> _What the task asks_
Check every line of the material below for the string "this", and return the ones that have it.

--- BEGIN Data section ---

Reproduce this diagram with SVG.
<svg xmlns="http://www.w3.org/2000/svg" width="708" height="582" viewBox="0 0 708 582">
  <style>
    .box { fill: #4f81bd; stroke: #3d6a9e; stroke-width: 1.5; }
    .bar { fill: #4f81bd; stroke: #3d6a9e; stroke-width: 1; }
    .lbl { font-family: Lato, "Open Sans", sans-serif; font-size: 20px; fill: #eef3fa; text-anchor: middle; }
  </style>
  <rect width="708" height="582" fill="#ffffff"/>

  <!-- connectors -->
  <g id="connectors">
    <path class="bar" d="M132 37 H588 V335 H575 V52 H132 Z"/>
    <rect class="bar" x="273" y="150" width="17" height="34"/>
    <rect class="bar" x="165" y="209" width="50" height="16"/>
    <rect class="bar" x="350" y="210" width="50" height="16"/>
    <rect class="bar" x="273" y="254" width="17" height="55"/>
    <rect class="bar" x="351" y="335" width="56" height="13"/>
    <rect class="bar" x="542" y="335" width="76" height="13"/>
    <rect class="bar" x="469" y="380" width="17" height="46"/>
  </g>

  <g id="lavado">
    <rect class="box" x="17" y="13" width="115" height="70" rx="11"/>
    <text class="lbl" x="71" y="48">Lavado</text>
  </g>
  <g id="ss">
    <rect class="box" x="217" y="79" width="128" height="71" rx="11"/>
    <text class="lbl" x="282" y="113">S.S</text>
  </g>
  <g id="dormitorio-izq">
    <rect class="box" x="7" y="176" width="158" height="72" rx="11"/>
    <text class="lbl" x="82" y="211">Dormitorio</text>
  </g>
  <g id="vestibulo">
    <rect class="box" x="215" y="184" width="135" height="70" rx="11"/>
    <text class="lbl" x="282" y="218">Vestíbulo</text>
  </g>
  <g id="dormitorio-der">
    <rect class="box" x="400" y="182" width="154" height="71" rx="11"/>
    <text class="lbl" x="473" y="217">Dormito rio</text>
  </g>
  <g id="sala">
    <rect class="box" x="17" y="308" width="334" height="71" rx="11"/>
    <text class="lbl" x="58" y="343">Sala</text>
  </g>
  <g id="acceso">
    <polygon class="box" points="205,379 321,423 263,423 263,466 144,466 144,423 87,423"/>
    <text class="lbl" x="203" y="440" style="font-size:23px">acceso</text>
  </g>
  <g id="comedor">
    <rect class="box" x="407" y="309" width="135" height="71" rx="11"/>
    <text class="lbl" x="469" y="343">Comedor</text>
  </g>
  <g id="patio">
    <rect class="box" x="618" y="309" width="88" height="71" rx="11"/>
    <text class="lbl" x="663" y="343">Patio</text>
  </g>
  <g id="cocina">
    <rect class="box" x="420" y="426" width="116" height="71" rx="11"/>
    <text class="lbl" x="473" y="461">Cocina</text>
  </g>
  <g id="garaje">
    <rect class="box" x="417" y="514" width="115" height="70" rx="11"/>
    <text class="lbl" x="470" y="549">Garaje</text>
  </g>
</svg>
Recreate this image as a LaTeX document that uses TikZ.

--- END Data section ---

> _Worked solution_
Reproduce this diagram with SVG.
Recreate this image as a LaTeX document that uses TikZ.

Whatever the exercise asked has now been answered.